Each entry below should be written out exactly as it is, with no pictures.

════

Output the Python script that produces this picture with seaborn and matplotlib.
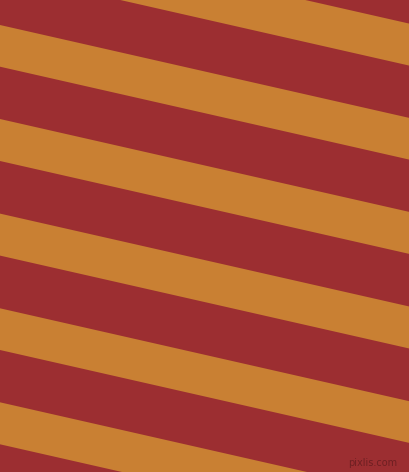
import numpy as np
import matplotlib
matplotlib.use("Agg")
import matplotlib.pyplot as plt
import seaborn as sns

orange_tops = [-69.3, 25.0, 119.0, 213.6, 308.3, 402.3]
orange_bottoms = [-27.3, 66.7, 161.0, 255.6, 350.0, 444.3]
slope = 0.227

red = "#9c2e31"
orange = "#c98033"

sns.set_theme(style="white")
plt.rcParams['font.family'] = ['DejaVu Sans']

fig = plt.figure(figsize=(4.09, 4.72), dpi=100, facecolor=red)
ax = fig.add_axes([0, 0, 1, 1])
ax.set_facecolor(red)

x = np.array([0, 409])
for top, bottom in zip(orange_tops, orange_bottoms):
    ax.fill_between(x, top + slope * x, bottom + slope * x, color=orange, linewidth=0)

ax.text(397, 463, "pixlis.com", color="#6e1f22", fontsize=7, ha="right", va="center")

ax.set_xlim(0, 409)
ax.set_ylim(472, 0)
ax.axis("off")

fig.savefig("out.png", dpi=100, facecolor=red)
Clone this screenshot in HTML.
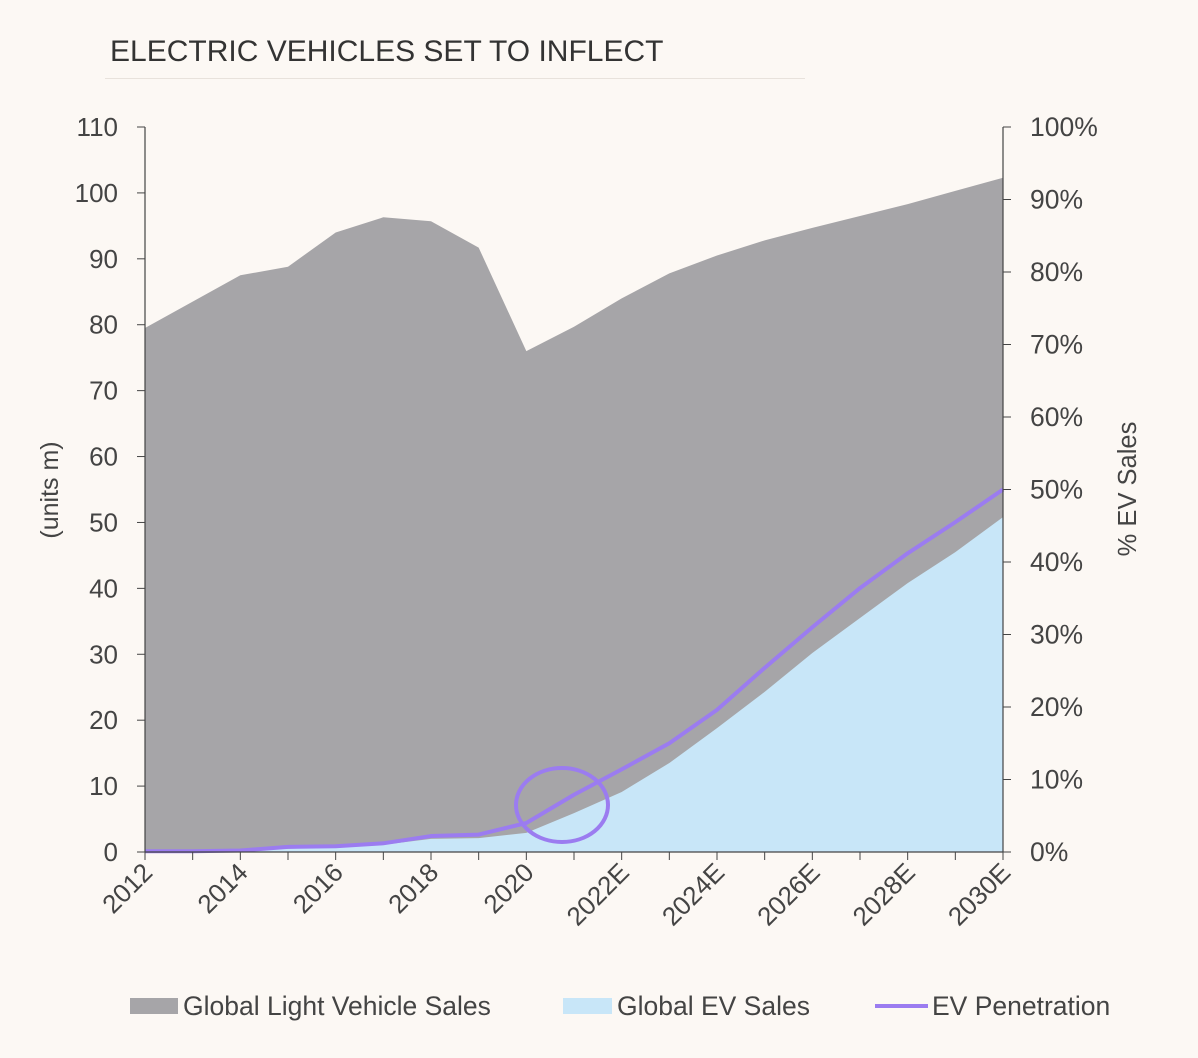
<!DOCTYPE html>
<html><head><meta charset="utf-8"><style>
body{margin:0;background:#fcf8f4;}
svg{display:block;font-family:"Liberation Sans",sans-serif;}
</style></head><body>
<svg id="chart" width="1198" height="1058">
<rect width="1198" height="1058" fill="#fcf8f4"/>
<text x="110" y="61" font-size="30" fill="#333">ELECTRIC VEHICLES SET TO INFLECT</text>
<line x1="105" y1="78.5" x2="805" y2="78.5" stroke="#e8e2dc" stroke-width="1"/>
<g id="plot"></g>
<text transform="translate(58,490) rotate(-90)" text-anchor="middle" font-size="25" fill="#444">(units m)</text>
<text transform="translate(1136,489) rotate(-90)" text-anchor="middle" font-size="25.5" fill="#444">% EV Sales</text>
<g>
<g><rect x="130" y="998" width="48" height="16" fill="#a6a5a8"/><text x="183" y="1015" font-size="26.5" fill="#444">Global Light Vehicle Sales</text></g>
<g><rect x="563" y="998" width="49" height="16" fill="#c8e6f8"/><text x="617" y="1015" font-size="26.5" fill="#444">Global EV Sales</text></g>
<g><line x1="875" y1="1006" x2="928" y2="1006" stroke="#9b7cf0" stroke-width="4"/><text x="932" y="1015" font-size="26.5" fill="#444">EV Penetration</text></g>
</g>
</svg>
<script>
const categories=["2012","2013","2014","2015","2016","2017","2018","2019","2020","2021","2022E","2023E","2024E","2025E","2026E","2027E","2028E","2029E","2030E"];
const lightVehicleSales=[79.5,83.5,87.5,88.8,94,96.3,95.7,91.7,76,79.7,84,87.8,90.5,92.8,94.7,96.5,98.3,100.3,102.3];
const evSales=[0.1,0.1,0.2,0.5,0.7,1.1,2.0,2.1,2.9,5.9,9.1,13.5,18.8,24.3,30.2,35.5,40.8,45.5,50.8];
const evPenetration=[0.1,0.1,0.2,0.7,0.8,1.2,2.2,2.4,4.0,7.9,11.4,15.0,19.6,25.4,31.0,36.4,41.2,45.5,50.0];
const leftTicks=[0,10,20,30,40,50,60,70,80,90,100,110];
const rightTicks=[0,10,20,30,40,50,60,70,80,90,100];
const xLabels=["2012","2014","2016","2018","2020","2022E","2024E","2026E","2028E","2030E"];

const NS="http://www.w3.org/2000/svg";
const X0=145,X1=1003,Y0=852,Y1=127;
const xs=i=>X0+(X1-X0)*i/(categories.length-1);
const yL=v=>Y0-(Y0-Y1)*v/110;
const yR=v=>Y0-(Y0-Y1)*v/100;
const g=document.getElementById('plot');
function mk(t,a){const e=document.createElementNS(NS,t);for(const k in a)e.setAttribute(k,a[k]);g.appendChild(e);return e;}
function areaPath(arr){let d=`M${xs(0)},${Y0}`;arr.forEach((v,i)=>d+=`L${xs(i)},${yL(v)}`);return d+`L${xs(arr.length-1)},${Y0}Z`;}
let e=mk('path',{d:areaPath(lightVehicleSales),fill:'#a6a5a8'});


e=mk('path',{d:areaPath(evSales),fill:'#c8e6f8'});


let d='';evPenetration.forEach((v,i)=>d+=(i?'L':'M')+xs(i)+','+yR(v));
e=mk('path',{d:d,fill:'none',stroke:'#9b7cf0','stroke-width':4,'stroke-linejoin':'round'});


e=mk('ellipse',{cx:562,cy:805,rx:46,ry:37,fill:'none',stroke:'#9b7cf0','stroke-width':4});


e=mk('line',{x1:X0,y1:Y1,x2:X0,y2:Y0,stroke:'#444','stroke-width':1.2});


e=mk('line',{x1:X1,y1:Y1,x2:X1,y2:Y0,stroke:'#444','stroke-width':1.2});


e=mk('line',{x1:X0,y1:Y0,x2:X1,y2:Y0,stroke:'#444','stroke-width':1.2});


leftTicks.forEach(v=>{
  mk('line',{x1:X0-8,y1:yL(v),x2:X0,y2:yL(v),stroke:'#444'});
  const t=mk('text',{x:118,y:yL(v)+9,'text-anchor':'end','font-size':26,fill:'#444'});t.textContent=v;
  
  
});
rightTicks.forEach(v=>{
  mk('line',{x1:X1,y1:yR(v),x2:X1+8,y2:yR(v),stroke:'#444'});
  const t=mk('text',{x:1030,y:yR(v)+9,'font-size':26.5,fill:'#444'});t.textContent=v+'%';
  
  
});
categories.forEach((c,i)=>{mk('line',{x1:xs(i),y1:Y0,x2:xs(i),y2:Y0+8,stroke:'#444'});});
xLabels.forEach(l=>{
  const i=categories.indexOf(l);const x=xs(i)+9,y=874;
  const t=mk('text',{x:x,y:y,'text-anchor':'end','font-size':26,fill:'#444',transform:`rotate(-45 ${x} ${y})`});t.textContent=l;
  
  
});
</script>
</body></html>
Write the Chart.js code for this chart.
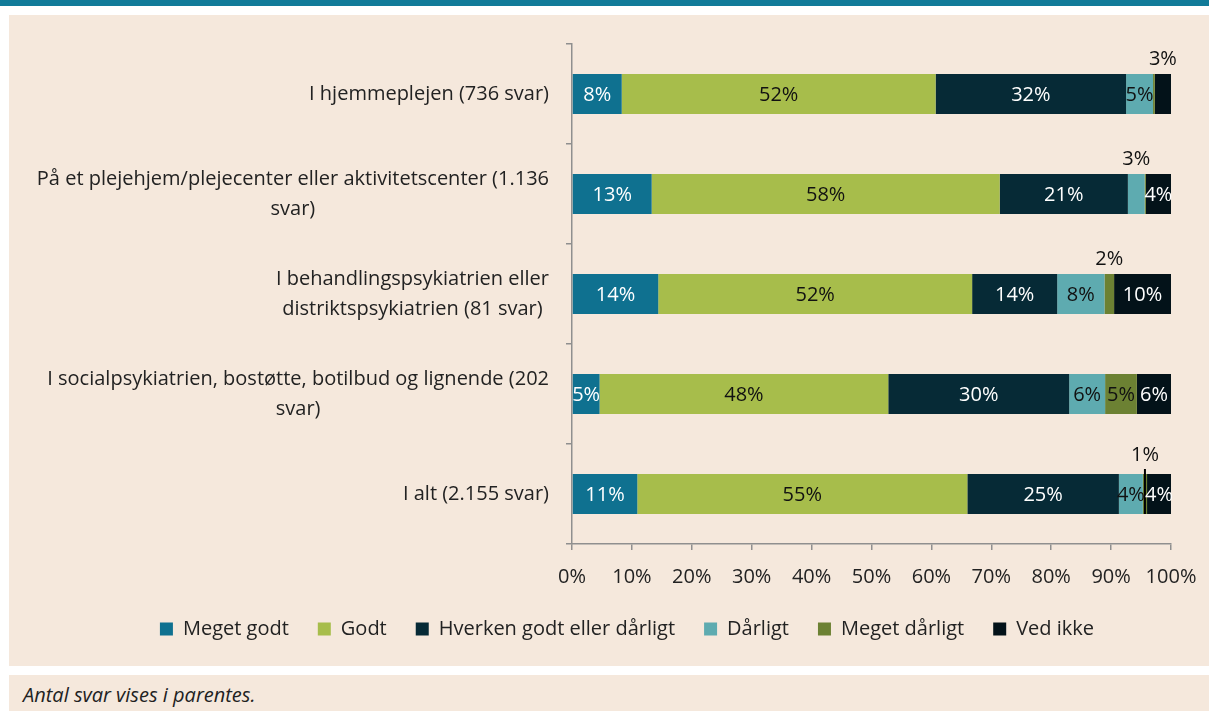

════

• COMPLETE RESPONSE
Output the Python script that produces this picture with seaborn and matplotlib.
import numpy as np
import matplotlib
matplotlib.use("Agg")
import matplotlib.pyplot as plt
import seaborn as sns

orange_tops = [-69.3, 25.0, 119.0, 213.6, 308.3, 402.3]
orange_bottoms = [-27.3, 66.7, 161.0, 255.6, 350.0, 444.3]
slope = 0.227

red = "#9c2e31"
orange = "#c98033"

sns.set_theme(style="white")
plt.rcParams['font.family'] = ['DejaVu Sans']

fig = plt.figure(figsize=(4.09, 4.72), dpi=100, facecolor=red)
ax = fig.add_axes([0, 0, 1, 1])
ax.set_facecolor(red)

x = np.array([0, 409])
for top, bottom in zip(orange_tops, orange_bottoms):
    ax.fill_between(x, top + slope * x, bottom + slope * x, color=orange, linewidth=0)

ax.text(397, 463, "pixlis.com", color="#6e1f22", fontsize=7, ha="right", va="center")

ax.set_xlim(0, 409)
ax.set_ylim(472, 0)
ax.axis("off")

fig.savefig("out.png", dpi=100, facecolor=red)
Clone this screenshot in HTML.
<!DOCTYPE html>
<html><head><meta charset="utf-8"><style>
body{margin:0;background:#fcf8f4;}
svg{display:block;font-family:"Liberation Sans",sans-serif;}
</style></head><body>
<svg id="chart" width="1198" height="1058">
<rect width="1198" height="1058" fill="#fcf8f4"/>
<text x="110" y="61" font-size="30" fill="#333">ELECTRIC VEHICLES SET TO INFLECT</text>
<line x1="105" y1="78.5" x2="805" y2="78.5" stroke="#e8e2dc" stroke-width="1"/>
<g id="plot"></g>
<text transform="translate(58,490) rotate(-90)" text-anchor="middle" font-size="25" fill="#444">(units m)</text>
<text transform="translate(1136,489) rotate(-90)" text-anchor="middle" font-size="25.5" fill="#444">% EV Sales</text>
<g>
<g><rect x="130" y="998" width="48" height="16" fill="#a6a5a8"/><text x="183" y="1015" font-size="26.5" fill="#444">Global Light Vehicle Sales</text></g>
<g><rect x="563" y="998" width="49" height="16" fill="#c8e6f8"/><text x="617" y="1015" font-size="26.5" fill="#444">Global EV Sales</text></g>
<g><line x1="875" y1="1006" x2="928" y2="1006" stroke="#9b7cf0" stroke-width="4"/><text x="932" y="1015" font-size="26.5" fill="#444">EV Penetration</text></g>
</g>
</svg>
<script>
const categories=["2012","2013","2014","2015","2016","2017","2018","2019","2020","2021","2022E","2023E","2024E","2025E","2026E","2027E","2028E","2029E","2030E"];
const lightVehicleSales=[79.5,83.5,87.5,88.8,94,96.3,95.7,91.7,76,79.7,84,87.8,90.5,92.8,94.7,96.5,98.3,100.3,102.3];
const evSales=[0.1,0.1,0.2,0.5,0.7,1.1,2.0,2.1,2.9,5.9,9.1,13.5,18.8,24.3,30.2,35.5,40.8,45.5,50.8];
const evPenetration=[0.1,0.1,0.2,0.7,0.8,1.2,2.2,2.4,4.0,7.9,11.4,15.0,19.6,25.4,31.0,36.4,41.2,45.5,50.0];
const leftTicks=[0,10,20,30,40,50,60,70,80,90,100,110];
const rightTicks=[0,10,20,30,40,50,60,70,80,90,100];
const xLabels=["2012","2014","2016","2018","2020","2022E","2024E","2026E","2028E","2030E"];

const NS="http://www.w3.org/2000/svg";
const X0=145,X1=1003,Y0=852,Y1=127;
const xs=i=>X0+(X1-X0)*i/(categories.length-1);
const yL=v=>Y0-(Y0-Y1)*v/110;
const yR=v=>Y0-(Y0-Y1)*v/100;
const g=document.getElementById('plot');
function mk(t,a){const e=document.createElementNS(NS,t);for(const k in a)e.setAttribute(k,a[k]);g.appendChild(e);return e;}
function areaPath(arr){let d=`M${xs(0)},${Y0}`;arr.forEach((v,i)=>d+=`L${xs(i)},${yL(v)}`);return d+`L${xs(arr.length-1)},${Y0}Z`;}
let e=mk('path',{d:areaPath(lightVehicleSales),fill:'#a6a5a8'});


e=mk('path',{d:areaPath(evSales),fill:'#c8e6f8'});


let d='';evPenetration.forEach((v,i)=>d+=(i?'L':'M')+xs(i)+','+yR(v));
e=mk('path',{d:d,fill:'none',stroke:'#9b7cf0','stroke-width':4,'stroke-linejoin':'round'});


e=mk('ellipse',{cx:562,cy:805,rx:46,ry:37,fill:'none',stroke:'#9b7cf0','stroke-width':4});


e=mk('line',{x1:X0,y1:Y1,x2:X0,y2:Y0,stroke:'#444','stroke-width':1.2});


e=mk('line',{x1:X1,y1:Y1,x2:X1,y2:Y0,stroke:'#444','stroke-width':1.2});


e=mk('line',{x1:X0,y1:Y0,x2:X1,y2:Y0,stroke:'#444','stroke-width':1.2});


leftTicks.forEach(v=>{
  mk('line',{x1:X0-8,y1:yL(v),x2:X0,y2:yL(v),stroke:'#444'});
  const t=mk('text',{x:118,y:yL(v)+9,'text-anchor':'end','font-size':26,fill:'#444'});t.textContent=v;
  
  
});
rightTicks.forEach(v=>{
  mk('line',{x1:X1,y1:yR(v),x2:X1+8,y2:yR(v),stroke:'#444'});
  const t=mk('text',{x:1030,y:yR(v)+9,'font-size':26.5,fill:'#444'});t.textContent=v+'%';
  
  
});
categories.forEach((c,i)=>{mk('line',{x1:xs(i),y1:Y0,x2:xs(i),y2:Y0+8,stroke:'#444'});});
xLabels.forEach(l=>{
  const i=categories.indexOf(l);const x=xs(i)+9,y=874;
  const t=mk('text',{x:x,y:y,'text-anchor':'end','font-size':26,fill:'#444',transform:`rotate(-45 ${x} ${y})`});t.textContent=l;
  
  
});
</script>
</body></html>
Write the Chart.js code for this chart.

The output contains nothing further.